Abstract

Situating ourselves as a site of law through an Aboriginal jurisprudential modality is unequivocally required to even begin to understand the Aboriginal jurisprudential feeling of lawfulness. However, we must do so a priori, to even begin to understand the necessary feeling required for lawfulness to commence its emergence from within. It will be shown how experiencing this feeling represents the cosmological inheritance of feeling lawful through the paradigm of an Aboriginal jurisprudential modality and though represented in corporeal form, it internally galvanises a person’s relationships with other life forms, inter alia. This is the first step in understanding an Aboriginal jurisprudential examination for the constitutional recognition of Aboriginal and Torres Strait Islander (ATSI) peoples in Australia.

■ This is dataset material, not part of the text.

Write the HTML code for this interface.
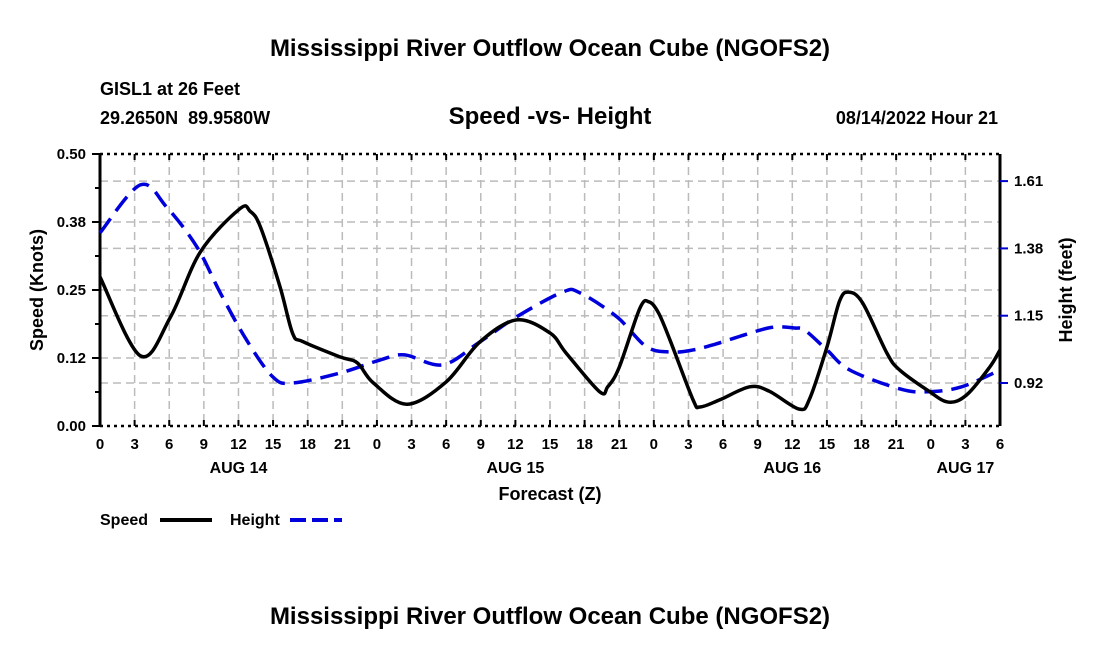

It will then be our task to recognise this feeling of lawfulness and how it is intrinsic to the law of relationship. Further then, it will be demonstrated how the law of relationship provides for balancing energies. It is at this point, where the feeling of legality rather than the governance of men is crucial to as much as a result of, the enactment(s) of the law of relationship. Following this, we will then be introduced to the law of diplomacy along with its intrinsic model for rights and responsibilities and view how these diplomacies work in an equal triumvirate manner – a triadic organising – with the laws of feeling and relationship. With an understanding of the interrelatedness of these three laws – these legal doctrines – it will be demonstrated how Anglo-Australian ATSI constitutional recognition, without greater ATSI jurisprudential instruction, is simply another exercise in ideological and racial parsimony in Australia. It is ultimately the purpose of this article to present an exemplar of an Aboriginal jurisprudential model(s) to critique current proposals for constitutional recognition of ATSI peoples as lacking true and proper engagement with ATSI jurisprudence and concepts of lawfulness.